WHAT NEEDS TO BE DONE
Restate exactly the lines that run from the start of the records below to the line containing "0.0009, 0.0007, 0.0006, 0.0005]", counting both ends, and nothing else; pictures stay out.

--- Begin MATERIAL SHOWN ---

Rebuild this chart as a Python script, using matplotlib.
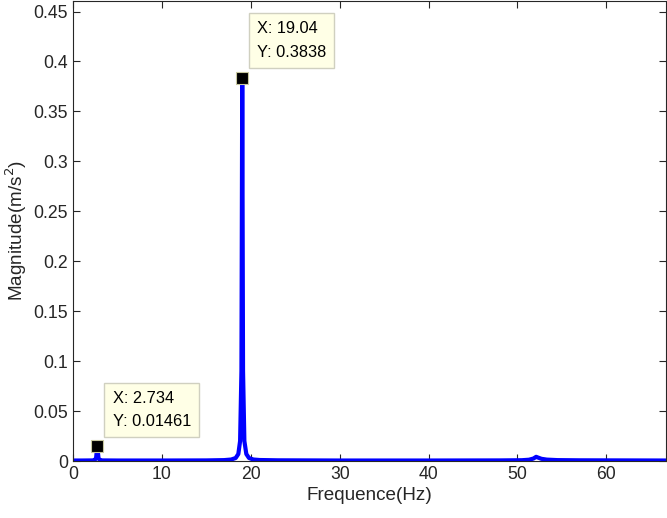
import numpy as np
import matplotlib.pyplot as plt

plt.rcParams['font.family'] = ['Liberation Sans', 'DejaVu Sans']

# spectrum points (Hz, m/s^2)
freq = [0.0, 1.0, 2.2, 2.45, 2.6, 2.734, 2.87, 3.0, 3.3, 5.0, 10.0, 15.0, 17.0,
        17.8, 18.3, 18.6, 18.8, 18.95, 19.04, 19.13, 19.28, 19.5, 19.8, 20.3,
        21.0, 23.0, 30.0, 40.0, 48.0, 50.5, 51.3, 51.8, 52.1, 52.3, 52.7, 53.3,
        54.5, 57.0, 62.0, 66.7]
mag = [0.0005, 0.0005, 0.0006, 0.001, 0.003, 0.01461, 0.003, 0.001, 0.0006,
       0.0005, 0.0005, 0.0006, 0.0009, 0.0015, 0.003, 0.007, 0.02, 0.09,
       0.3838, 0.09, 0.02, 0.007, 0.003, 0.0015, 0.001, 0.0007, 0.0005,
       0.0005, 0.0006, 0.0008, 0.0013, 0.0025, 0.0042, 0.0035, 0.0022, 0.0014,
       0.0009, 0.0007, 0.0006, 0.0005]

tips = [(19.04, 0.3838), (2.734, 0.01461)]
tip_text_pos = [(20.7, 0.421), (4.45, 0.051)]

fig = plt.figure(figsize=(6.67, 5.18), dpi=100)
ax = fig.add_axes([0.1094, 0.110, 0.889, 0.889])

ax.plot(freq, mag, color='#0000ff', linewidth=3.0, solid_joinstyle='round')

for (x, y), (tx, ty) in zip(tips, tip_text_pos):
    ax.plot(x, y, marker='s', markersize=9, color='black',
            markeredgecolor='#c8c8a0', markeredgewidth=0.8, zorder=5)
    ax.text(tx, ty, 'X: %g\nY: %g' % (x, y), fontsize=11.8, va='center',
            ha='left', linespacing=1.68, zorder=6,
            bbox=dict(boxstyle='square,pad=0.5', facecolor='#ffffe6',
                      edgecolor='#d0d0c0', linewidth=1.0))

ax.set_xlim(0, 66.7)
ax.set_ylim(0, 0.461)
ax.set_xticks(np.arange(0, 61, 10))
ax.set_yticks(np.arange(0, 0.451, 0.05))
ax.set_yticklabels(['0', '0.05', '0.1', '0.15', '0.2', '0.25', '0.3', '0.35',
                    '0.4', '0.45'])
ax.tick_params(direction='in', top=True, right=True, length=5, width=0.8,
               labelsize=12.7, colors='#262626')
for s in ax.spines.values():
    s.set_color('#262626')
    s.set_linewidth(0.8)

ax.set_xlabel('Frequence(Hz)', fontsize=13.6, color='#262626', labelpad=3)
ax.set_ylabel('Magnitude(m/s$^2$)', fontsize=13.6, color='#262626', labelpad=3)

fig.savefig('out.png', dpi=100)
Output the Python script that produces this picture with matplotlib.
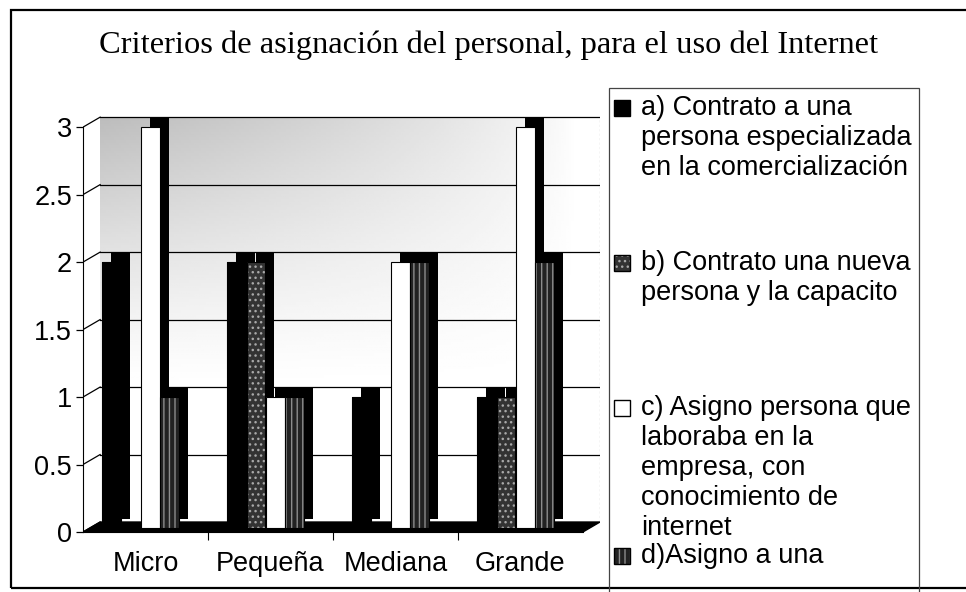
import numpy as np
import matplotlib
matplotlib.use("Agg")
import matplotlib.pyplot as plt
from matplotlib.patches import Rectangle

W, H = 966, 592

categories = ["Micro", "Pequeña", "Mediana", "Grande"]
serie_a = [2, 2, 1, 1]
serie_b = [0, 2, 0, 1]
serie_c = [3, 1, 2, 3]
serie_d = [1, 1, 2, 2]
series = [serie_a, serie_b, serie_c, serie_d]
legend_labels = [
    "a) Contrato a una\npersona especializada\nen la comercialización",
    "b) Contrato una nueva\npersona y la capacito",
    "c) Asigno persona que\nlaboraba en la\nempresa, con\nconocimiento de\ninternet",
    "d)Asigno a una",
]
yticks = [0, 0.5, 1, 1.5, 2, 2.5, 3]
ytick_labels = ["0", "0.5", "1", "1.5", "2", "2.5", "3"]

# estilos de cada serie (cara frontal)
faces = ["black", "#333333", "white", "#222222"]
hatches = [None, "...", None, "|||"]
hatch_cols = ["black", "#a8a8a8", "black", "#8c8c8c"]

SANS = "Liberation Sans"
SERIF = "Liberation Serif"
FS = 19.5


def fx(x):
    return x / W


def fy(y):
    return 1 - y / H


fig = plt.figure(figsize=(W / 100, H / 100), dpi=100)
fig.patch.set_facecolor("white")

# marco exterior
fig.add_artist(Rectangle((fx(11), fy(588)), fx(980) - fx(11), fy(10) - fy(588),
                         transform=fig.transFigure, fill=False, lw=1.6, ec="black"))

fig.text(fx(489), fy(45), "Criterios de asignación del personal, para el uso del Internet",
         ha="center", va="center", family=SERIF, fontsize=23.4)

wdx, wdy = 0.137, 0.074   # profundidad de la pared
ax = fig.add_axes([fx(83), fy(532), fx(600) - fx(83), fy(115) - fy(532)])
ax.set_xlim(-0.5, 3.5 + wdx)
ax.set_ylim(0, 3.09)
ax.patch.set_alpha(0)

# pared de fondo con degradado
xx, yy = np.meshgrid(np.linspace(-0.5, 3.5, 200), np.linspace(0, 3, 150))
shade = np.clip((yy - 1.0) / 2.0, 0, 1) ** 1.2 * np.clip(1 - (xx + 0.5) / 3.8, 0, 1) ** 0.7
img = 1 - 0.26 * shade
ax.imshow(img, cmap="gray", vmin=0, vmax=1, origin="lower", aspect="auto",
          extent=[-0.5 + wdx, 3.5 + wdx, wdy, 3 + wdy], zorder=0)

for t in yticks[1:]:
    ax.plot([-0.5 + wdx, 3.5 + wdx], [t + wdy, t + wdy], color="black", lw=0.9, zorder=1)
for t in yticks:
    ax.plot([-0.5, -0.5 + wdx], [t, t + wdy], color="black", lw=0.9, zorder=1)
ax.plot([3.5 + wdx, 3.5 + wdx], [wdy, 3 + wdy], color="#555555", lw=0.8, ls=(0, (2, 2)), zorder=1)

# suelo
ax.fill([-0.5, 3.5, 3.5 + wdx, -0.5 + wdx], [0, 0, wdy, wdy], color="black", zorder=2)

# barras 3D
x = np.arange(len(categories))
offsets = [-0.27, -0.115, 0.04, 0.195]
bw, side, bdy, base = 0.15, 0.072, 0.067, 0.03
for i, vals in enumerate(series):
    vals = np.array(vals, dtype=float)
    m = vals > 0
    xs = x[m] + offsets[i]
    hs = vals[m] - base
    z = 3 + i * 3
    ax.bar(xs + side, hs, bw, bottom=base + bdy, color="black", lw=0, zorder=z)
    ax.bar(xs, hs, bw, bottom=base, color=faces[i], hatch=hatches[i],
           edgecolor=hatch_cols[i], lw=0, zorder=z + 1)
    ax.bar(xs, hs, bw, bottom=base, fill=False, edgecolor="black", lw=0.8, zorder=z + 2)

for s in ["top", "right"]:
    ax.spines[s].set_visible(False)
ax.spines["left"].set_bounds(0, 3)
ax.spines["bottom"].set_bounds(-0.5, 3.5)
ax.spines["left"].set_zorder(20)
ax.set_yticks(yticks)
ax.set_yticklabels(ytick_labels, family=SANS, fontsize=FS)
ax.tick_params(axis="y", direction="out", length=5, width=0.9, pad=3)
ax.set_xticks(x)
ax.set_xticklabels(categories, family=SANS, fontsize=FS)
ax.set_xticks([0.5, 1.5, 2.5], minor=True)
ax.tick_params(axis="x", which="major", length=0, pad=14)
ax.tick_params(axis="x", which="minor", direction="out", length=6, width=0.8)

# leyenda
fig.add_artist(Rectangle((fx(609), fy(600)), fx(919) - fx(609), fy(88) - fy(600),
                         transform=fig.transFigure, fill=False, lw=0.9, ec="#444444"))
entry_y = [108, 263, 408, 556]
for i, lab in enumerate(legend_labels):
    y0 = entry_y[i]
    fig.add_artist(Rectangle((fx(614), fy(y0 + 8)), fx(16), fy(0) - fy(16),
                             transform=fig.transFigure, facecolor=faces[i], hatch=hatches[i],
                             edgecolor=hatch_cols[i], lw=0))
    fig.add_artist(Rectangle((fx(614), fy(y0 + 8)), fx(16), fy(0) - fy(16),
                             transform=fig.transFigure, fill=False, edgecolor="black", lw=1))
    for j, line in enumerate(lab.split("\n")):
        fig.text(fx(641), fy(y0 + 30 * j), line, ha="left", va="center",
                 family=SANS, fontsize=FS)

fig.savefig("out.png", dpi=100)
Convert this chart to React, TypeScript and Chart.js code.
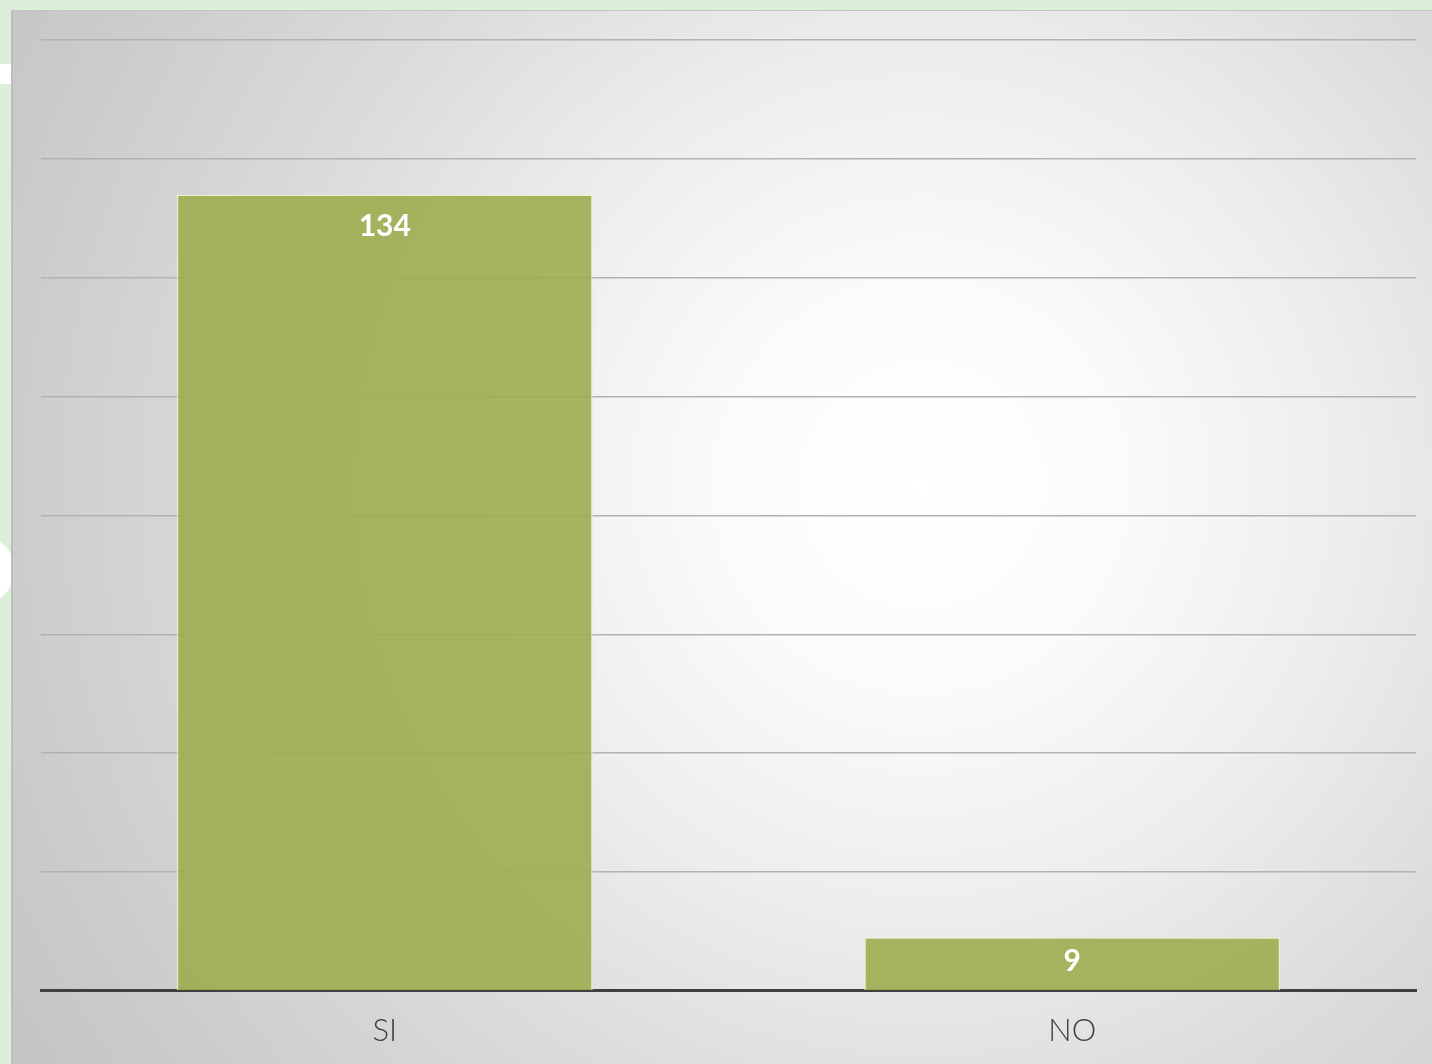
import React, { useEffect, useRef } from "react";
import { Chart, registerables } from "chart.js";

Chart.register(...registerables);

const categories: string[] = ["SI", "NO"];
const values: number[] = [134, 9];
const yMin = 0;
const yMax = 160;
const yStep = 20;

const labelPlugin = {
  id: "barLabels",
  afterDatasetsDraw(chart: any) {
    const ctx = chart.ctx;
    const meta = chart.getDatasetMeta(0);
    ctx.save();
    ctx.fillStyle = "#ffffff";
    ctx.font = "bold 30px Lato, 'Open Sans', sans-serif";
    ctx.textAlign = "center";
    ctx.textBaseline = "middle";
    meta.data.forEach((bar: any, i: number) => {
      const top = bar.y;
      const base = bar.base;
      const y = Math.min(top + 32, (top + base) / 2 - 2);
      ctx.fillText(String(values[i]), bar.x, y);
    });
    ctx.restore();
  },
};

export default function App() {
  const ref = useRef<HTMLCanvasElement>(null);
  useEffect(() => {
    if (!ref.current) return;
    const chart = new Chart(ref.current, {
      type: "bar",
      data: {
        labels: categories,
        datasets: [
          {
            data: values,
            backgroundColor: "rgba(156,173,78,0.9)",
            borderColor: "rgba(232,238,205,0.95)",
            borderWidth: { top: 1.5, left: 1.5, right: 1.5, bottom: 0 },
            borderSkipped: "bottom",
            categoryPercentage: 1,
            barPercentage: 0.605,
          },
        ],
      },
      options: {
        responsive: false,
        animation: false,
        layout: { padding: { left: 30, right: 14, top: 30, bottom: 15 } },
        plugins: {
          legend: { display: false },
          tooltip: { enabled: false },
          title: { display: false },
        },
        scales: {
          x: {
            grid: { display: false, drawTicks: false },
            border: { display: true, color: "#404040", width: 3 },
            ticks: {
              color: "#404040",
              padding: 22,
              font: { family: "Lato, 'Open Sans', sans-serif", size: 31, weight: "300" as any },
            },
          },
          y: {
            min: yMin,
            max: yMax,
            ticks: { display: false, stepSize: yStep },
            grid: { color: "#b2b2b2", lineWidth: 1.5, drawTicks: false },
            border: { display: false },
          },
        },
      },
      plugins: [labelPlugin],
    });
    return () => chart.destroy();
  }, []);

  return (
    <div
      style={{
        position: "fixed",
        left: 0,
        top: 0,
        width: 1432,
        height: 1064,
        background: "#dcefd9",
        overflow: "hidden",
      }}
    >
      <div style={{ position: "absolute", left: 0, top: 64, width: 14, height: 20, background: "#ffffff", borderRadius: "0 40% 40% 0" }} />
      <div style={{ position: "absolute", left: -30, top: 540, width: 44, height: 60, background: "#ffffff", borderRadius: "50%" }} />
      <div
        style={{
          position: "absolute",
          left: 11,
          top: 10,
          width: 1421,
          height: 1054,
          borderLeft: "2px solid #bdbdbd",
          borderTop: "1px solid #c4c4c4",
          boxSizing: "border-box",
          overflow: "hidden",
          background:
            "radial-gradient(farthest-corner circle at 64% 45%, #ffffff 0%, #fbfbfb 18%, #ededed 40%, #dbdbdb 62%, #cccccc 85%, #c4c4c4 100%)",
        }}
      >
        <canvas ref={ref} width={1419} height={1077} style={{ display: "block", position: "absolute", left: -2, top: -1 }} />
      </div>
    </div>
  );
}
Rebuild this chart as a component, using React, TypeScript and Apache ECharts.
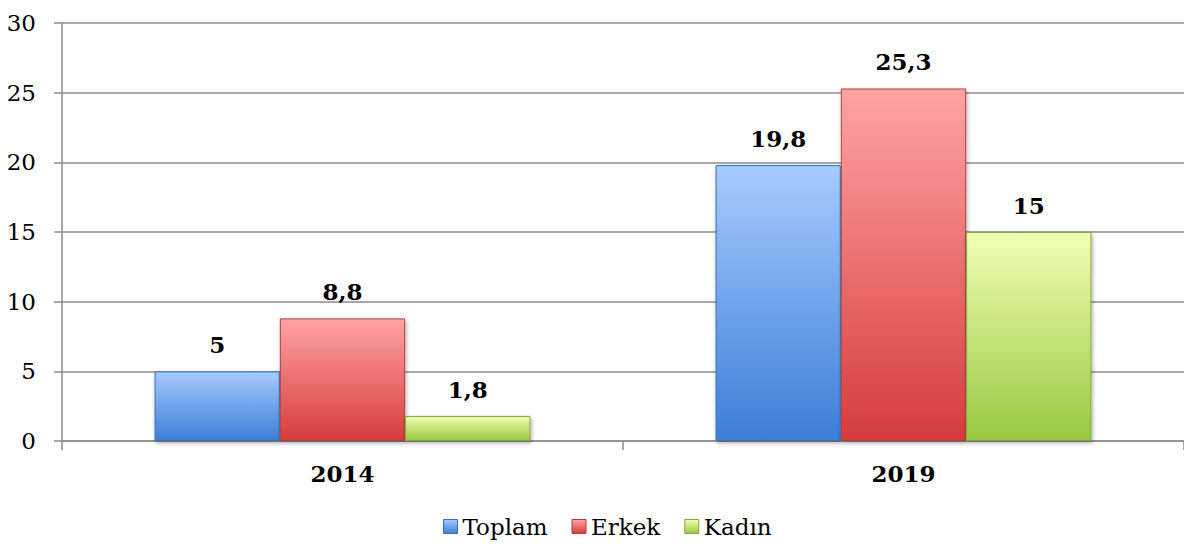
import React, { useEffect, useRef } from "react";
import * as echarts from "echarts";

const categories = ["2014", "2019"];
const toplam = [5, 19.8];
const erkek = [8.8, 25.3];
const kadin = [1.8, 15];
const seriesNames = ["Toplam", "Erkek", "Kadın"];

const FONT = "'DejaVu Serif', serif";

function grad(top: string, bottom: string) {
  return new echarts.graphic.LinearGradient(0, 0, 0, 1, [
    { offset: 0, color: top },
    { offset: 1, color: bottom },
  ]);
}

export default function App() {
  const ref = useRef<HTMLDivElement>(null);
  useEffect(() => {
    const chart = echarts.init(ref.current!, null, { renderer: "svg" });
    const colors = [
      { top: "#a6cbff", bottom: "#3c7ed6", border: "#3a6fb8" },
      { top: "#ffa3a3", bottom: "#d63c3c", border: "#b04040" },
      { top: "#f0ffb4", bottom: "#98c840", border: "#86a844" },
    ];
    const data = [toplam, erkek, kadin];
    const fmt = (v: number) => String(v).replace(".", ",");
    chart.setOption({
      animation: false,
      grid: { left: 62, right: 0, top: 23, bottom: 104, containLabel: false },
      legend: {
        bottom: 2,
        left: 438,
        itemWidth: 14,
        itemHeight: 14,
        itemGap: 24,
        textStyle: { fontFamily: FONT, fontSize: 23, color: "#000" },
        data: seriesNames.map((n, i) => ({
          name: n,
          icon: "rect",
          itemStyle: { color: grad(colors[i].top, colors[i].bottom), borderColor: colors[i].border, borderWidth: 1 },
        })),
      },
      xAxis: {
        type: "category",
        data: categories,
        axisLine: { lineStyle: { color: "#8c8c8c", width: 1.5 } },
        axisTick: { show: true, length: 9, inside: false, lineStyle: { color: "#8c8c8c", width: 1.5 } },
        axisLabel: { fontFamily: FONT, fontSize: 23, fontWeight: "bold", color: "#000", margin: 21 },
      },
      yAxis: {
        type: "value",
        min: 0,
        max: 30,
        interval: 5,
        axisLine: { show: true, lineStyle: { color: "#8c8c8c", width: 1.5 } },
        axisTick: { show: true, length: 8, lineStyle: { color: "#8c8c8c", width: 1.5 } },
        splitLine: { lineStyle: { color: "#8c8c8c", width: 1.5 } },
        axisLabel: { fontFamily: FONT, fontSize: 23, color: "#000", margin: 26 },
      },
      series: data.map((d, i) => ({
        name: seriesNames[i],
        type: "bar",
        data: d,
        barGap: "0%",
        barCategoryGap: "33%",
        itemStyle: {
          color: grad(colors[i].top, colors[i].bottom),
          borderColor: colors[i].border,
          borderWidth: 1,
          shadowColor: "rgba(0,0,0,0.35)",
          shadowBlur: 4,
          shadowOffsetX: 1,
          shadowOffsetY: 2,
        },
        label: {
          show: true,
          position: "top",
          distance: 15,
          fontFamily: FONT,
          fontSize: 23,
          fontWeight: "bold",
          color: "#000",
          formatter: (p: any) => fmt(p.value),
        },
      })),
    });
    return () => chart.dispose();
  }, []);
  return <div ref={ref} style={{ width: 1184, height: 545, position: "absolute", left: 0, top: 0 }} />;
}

--- End MATERIAL SHOWN ---

EXERCISE RESULT
Rebuild this chart as a Python script, using matplotlib.
import numpy as np
import matplotlib.pyplot as plt

plt.rcParams['font.family'] = ['Liberation Sans', 'DejaVu Sans']

# spectrum points (Hz, m/s^2)
freq = [0.0, 1.0, 2.2, 2.45, 2.6, 2.734, 2.87, 3.0, 3.3, 5.0, 10.0, 15.0, 17.0,
        17.8, 18.3, 18.6, 18.8, 18.95, 19.04, 19.13, 19.28, 19.5, 19.8, 20.3,
        21.0, 23.0, 30.0, 40.0, 48.0, 50.5, 51.3, 51.8, 52.1, 52.3, 52.7, 53.3,
        54.5, 57.0, 62.0, 66.7]
mag = [0.0005, 0.0005, 0.0006, 0.001, 0.003, 0.01461, 0.003, 0.001, 0.0006,
       0.0005, 0.0005, 0.0006, 0.0009, 0.0015, 0.003, 0.007, 0.02, 0.09,
       0.3838, 0.09, 0.02, 0.007, 0.003, 0.0015, 0.001, 0.0007, 0.0005,
       0.0005, 0.0006, 0.0008, 0.0013, 0.0025, 0.0042, 0.0035, 0.0022, 0.0014,
       0.0009, 0.0007, 0.0006, 0.0005]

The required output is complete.